* Provided material *

[Begin]

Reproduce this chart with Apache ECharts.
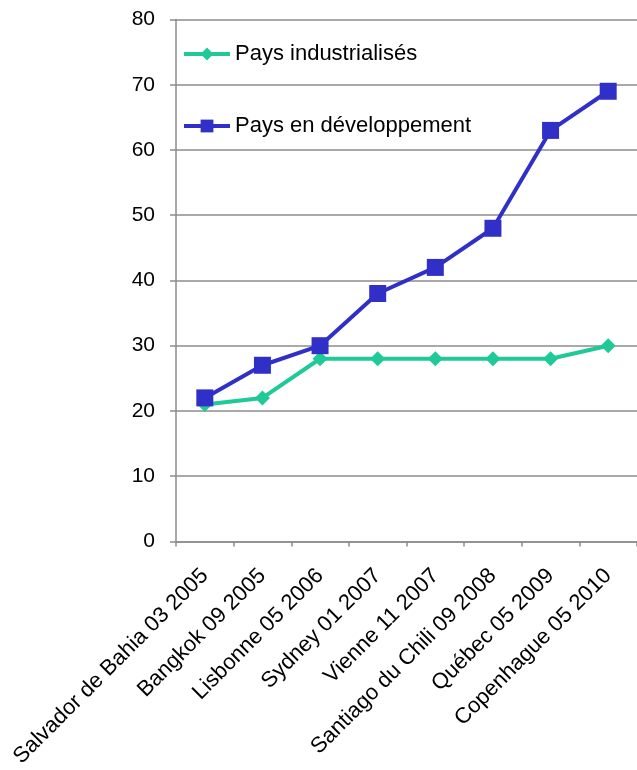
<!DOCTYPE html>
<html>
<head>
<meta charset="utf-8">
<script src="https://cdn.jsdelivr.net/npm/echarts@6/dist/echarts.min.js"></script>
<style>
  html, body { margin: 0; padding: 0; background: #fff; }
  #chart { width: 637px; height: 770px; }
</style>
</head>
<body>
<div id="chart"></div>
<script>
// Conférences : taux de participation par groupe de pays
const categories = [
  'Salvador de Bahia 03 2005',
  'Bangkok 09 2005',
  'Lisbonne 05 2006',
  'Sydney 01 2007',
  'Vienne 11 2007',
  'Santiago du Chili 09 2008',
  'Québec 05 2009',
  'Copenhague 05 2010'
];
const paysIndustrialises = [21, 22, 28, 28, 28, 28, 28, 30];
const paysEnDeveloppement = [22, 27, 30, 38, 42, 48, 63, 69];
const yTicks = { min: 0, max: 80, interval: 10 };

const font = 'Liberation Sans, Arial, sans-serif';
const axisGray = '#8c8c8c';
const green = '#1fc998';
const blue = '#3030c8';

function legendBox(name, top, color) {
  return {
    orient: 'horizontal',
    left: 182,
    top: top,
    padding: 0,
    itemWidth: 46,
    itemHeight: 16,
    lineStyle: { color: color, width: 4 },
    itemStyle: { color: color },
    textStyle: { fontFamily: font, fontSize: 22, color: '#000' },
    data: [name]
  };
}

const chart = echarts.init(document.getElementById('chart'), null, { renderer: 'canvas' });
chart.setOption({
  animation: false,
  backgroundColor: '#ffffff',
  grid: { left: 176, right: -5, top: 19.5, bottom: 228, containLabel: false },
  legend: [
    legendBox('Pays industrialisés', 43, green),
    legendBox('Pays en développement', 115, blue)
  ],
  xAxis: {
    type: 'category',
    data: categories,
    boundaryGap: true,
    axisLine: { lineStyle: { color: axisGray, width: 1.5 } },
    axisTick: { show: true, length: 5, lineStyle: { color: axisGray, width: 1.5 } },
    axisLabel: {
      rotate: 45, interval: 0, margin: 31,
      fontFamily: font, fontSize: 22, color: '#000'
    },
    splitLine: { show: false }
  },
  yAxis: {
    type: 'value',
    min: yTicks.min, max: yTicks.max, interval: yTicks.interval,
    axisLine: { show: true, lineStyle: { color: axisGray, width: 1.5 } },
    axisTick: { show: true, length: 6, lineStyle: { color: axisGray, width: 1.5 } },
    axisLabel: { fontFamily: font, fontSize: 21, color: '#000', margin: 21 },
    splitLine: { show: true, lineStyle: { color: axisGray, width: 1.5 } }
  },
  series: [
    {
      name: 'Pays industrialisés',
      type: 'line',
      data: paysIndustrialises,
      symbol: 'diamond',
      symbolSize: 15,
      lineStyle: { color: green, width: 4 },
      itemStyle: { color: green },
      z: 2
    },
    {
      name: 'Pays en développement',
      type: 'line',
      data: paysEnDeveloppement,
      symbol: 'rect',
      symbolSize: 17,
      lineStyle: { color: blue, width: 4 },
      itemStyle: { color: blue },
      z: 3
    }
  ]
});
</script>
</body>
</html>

[End]
[Begin]

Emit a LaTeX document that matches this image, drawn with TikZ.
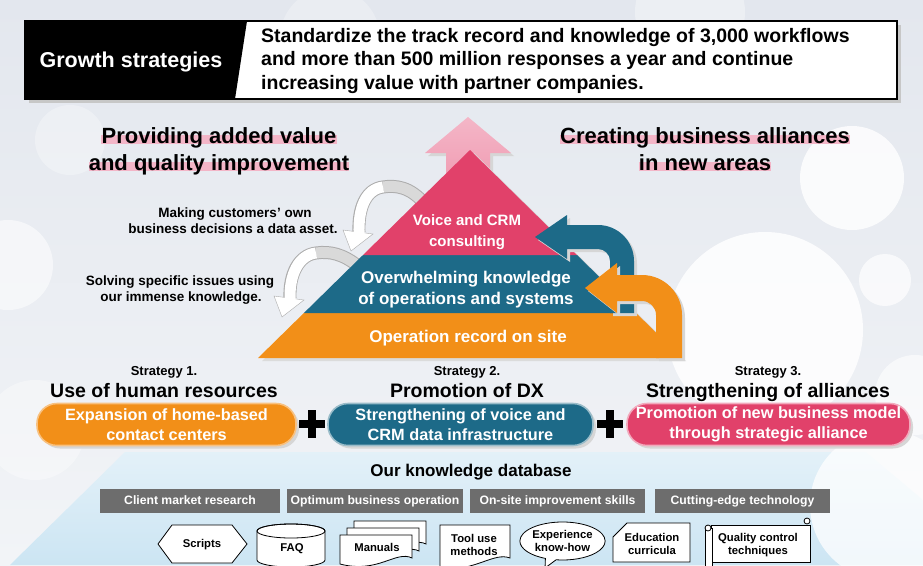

[End]

* Task prompt *
Among the entries above, take the lines from the one with "Reproduce this chart with Apache ECharts." through the one with "80, interval: 10" and retype them exactly, leaving out the pictures.

* Task answer *
Reproduce this chart with Apache ECharts.
<!DOCTYPE html>
<html>
<head>
<meta charset="utf-8">
<script src="https://cdn.jsdelivr.net/npm/echarts@6/dist/echarts.min.js"></script>
<style>
  html, body { margin: 0; padding: 0; background: #fff; }
  #chart { width: 637px; height: 770px; }
</style>
</head>
<body>
<div id="chart"></div>
<script>
// Conférences : taux de participation par groupe de pays
const categories = [
  'Salvador de Bahia 03 2005',
  'Bangkok 09 2005',
  'Lisbonne 05 2006',
  'Sydney 01 2007',
  'Vienne 11 2007',
  'Santiago du Chili 09 2008',
  'Québec 05 2009',
  'Copenhague 05 2010'
];
const paysIndustrialises = [21, 22, 28, 28, 28, 28, 28, 30];
const paysEnDeveloppement = [22, 27, 30, 38, 42, 48, 63, 69];
const yTicks = { min: 0, max: 80, interval: 10 };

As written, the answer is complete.